Margaret Elsworth with the remaining bronze candlestick similar to the one that was recently stolen from St Paul’s Church

 

Davies conceded that vagrancy is a never ending social problem which needs to be managed compassionately whilst simultaneously trying to instil discipline amongst a group of people whose behaviour leaves a lot to be desired and is a major reason for the refuse build up in and degradation of the area.

Moving on to the issue of traffic congestion, Elsworth asserts that taxis are the main contributors to the snarl-up on the Main Road. “The sedan and minivan taxis are a law unto themselves,” she says. “They break every law in the book: parking on red and yellow lines; over staying parking  times ; doing u-turns over solid lines and disturbing the general flow of traffic along this section of the main road causing the gridlock.”

Although traffic congestion is endemic all along the Main Road, Davies acknowledged that it is particularly severe at this Rondebosch intersection. He believes the answer is to get all interested parties and role players together to form an association to take responsibility and to deal with all the problematic issues.

“The situation requires a concerted effort to bring pressure to bear on the City of Cape Town and the local ward councillor to ensure that these challenges are attended to and that the City’s traffic and other by-laws are enforced,” said Davies.

Although the GSCID has on occasion assisted with a clean-up of St Paul’s grounds making use of the Straatwerk cleaning teams, the GSCID has limited resources and a more permanent solution needs to be found.
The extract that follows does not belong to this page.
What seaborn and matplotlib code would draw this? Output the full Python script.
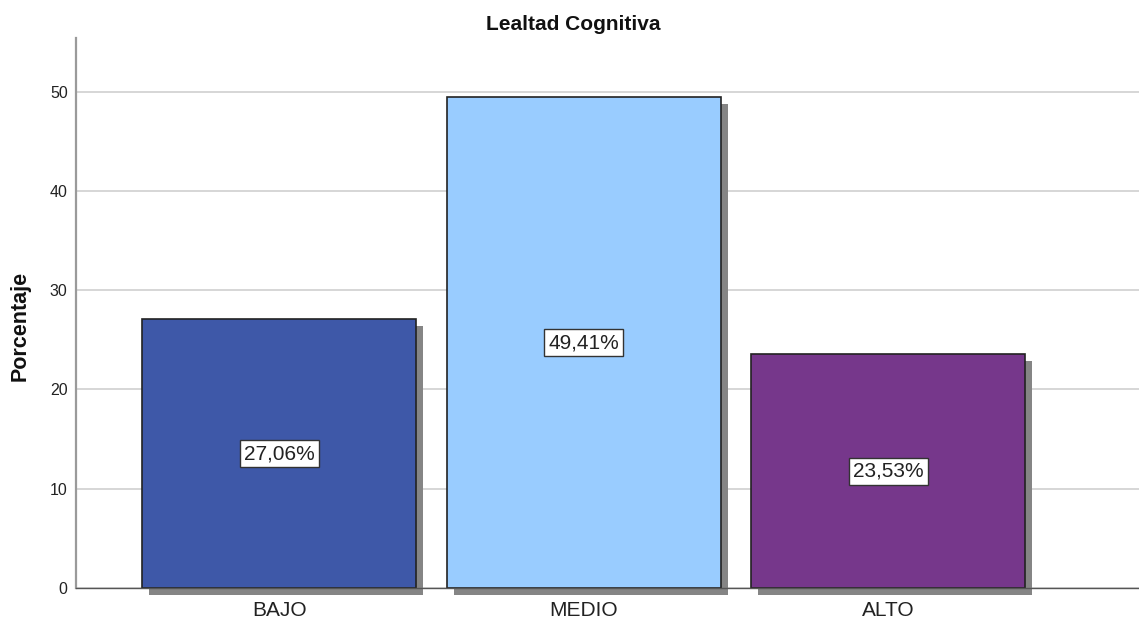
import matplotlib
matplotlib.use("Agg")
import matplotlib.pyplot as plt
import matplotlib.patheffects as pe
import seaborn as sns
import pandas as pd

categories = ["BAJO", "MEDIO", "ALTO"]
percentages = [27.06, 49.41, 23.53]
bar_colors = ["#3E58A8", "#99CCFF", "#76378B"]
y_ticks = [0, 10, 20, 30, 40, 50]

df = pd.DataFrame({"nivel": categories, "pct": percentages})

sns.set_theme(style="white")
plt.rcParams["font.family"] = ["Liberation Sans", "DejaVu Sans"]

W, H = 1139, 621
fig = plt.figure(figsize=(W / 100, H / 100), dpi=100)
ax = fig.add_axes([76 / W, (H - 588) / H, (W - 76) / W, (588 - 38) / H])

sns.barplot(data=df, x="nivel", y="pct", hue="nivel", palette=bar_colors,
            order=categories, hue_order=categories, width=0.9, saturation=1,
            edgecolor="#222222", linewidth=1.2, legend=False, ax=ax, zorder=3)

# drop shadow offset down-right of each bar
shadow = [pe.SimplePatchShadow(offset=(5, -5), shadow_rgbFace="#858585", alpha=1.0),
          pe.Normal()]
for bar in ax.patches:
    bar.set_path_effects(shadow)
    bar.set_clip_on(False)

for bar, val in zip(ax.patches, percentages):
    cx = bar.get_x() + bar.get_width() / 2
    ax.text(cx, val / 2, f"{val:.2f}%".replace(".", ","), ha="center", va="center",
            fontsize=15, color="#222222", zorder=5,
            bbox=dict(boxstyle="square,pad=0.2", fc="white", ec="#333333", lw=1))

ax.set_xlim(-0.668, 2.823)
ax.set_ylim(0, 55.4)
ax.set_yticks(y_ticks)
ax.yaxis.grid(True, color="#CFCFCF", lw=1.2, zorder=0)
ax.set_axisbelow(True)
ax.tick_params(axis="y", length=0, pad=6, labelsize=11.5, labelcolor="#222222")
ax.tick_params(axis="x", length=0, pad=9, labelsize=15, labelcolor="#222222")
ax.set_xlabel("")
ax.set_ylabel("")

for s in ["top", "right"]:
    ax.spines[s].set_visible(False)
ax.spines["left"].set_color("#9A9A9A")
ax.spines["left"].set_linewidth(1.6)
ax.spines["bottom"].set_color("#555555")
ax.spines["bottom"].set_linewidth(1.0)
ax.spines["bottom"].set_zorder(4)

fig.text(573 / W, 1 - 24 / H, "Lealtad Cognitiva", ha="center", va="center",
         fontsize=15, fontweight="bold", color="#111111")
fig.text(20 / W, 1 - 326 / H, "Porcentaje", ha="center", va="center",
         rotation=90, fontsize=15.5, fontweight="bold", color="#111111")

fig.savefig("out.png", dpi=100)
Davies emphasised that St Paul’s church is part of the broader business community and touched on the church’s role as a custodian of the Rondebosch CBD for more than 170 years.  “The bigger picture,” he said, “is to produce a better experience in Rondebosch which means a safer and cleaner community, free of crime.“ He appealed to the business community to become more involved and to play a more active role in uplifting the area.

Going forward the church, in conjunction with the GSCID, is intending to host a public meeting for role-players and decision-makers to discuss how best the Rondebosch business community can work together to tackle the problems identified.